18. The ink cup of claim 16, further comprising at least one spacer removably inserted between said inner projection and said magnet holder to adjust a spacing between said at least one magnet and the plane containing said doctor edge.

19. The ink cup of claim 16, wherein said at least one magnet is either permanent or electromagnetic.

20. The ink cup of claim 16, wherein said cup wall is made of a non-magnetizable material, said ink cup further comprising at least one an element made of a magnetizable material, affixed to said cup wall, and magnetically attracting said at least one magnet with a magnetic attracting force that is sufficient to retain said at least one magnet in at least one of said elevational positions even when said ink cup is turned upside down.

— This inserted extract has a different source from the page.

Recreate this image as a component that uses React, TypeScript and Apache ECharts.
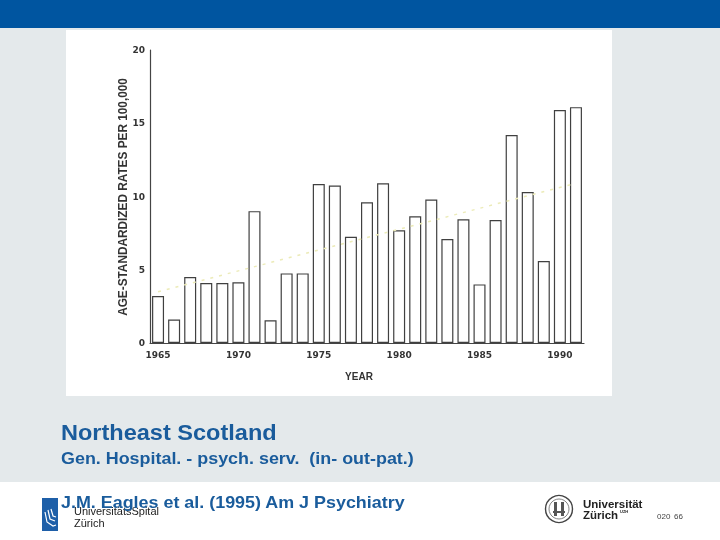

21. The ink cup of claim 16, further comprising a plurality of overflow ducts configured between said cup wall and said magnet holder for allowing ink to flow, along an inner side of said doctor edge and through said overflow ducts, from a lower side to an upper side of said magnet holder when said ink is pressurized by a dynamic pressure during a doctor operation of said doctor edge.

22. The ink cup of claim 16, wherein said doctor edge is removably attached to said cup wall.

23. The ink cup of claim 16, wherein said magnet holder has an outer projection outwardly projecting toward said clip wall, said outer projection rests on said inner projection of said cup wall to fix said magnet in one of said elevational positions.

24. The ink cup of claim 23, wherein said outer projection has opposite first and second surface, said magnet assumes one of said elevational positions when said magnet holder is supported by said inner projection with the first surface of said outer projection resting on said inner projection and another of said elevational positions when said magnet holder is supported by said inner projection with the second surface of said outer projection resting on said inner projection.

25. The ink cup of claim 15, wherein a maximum diametrical extent of said magnet holder is not greater than a diameter of the opening defined by the upper end portion optical fiber cup wall.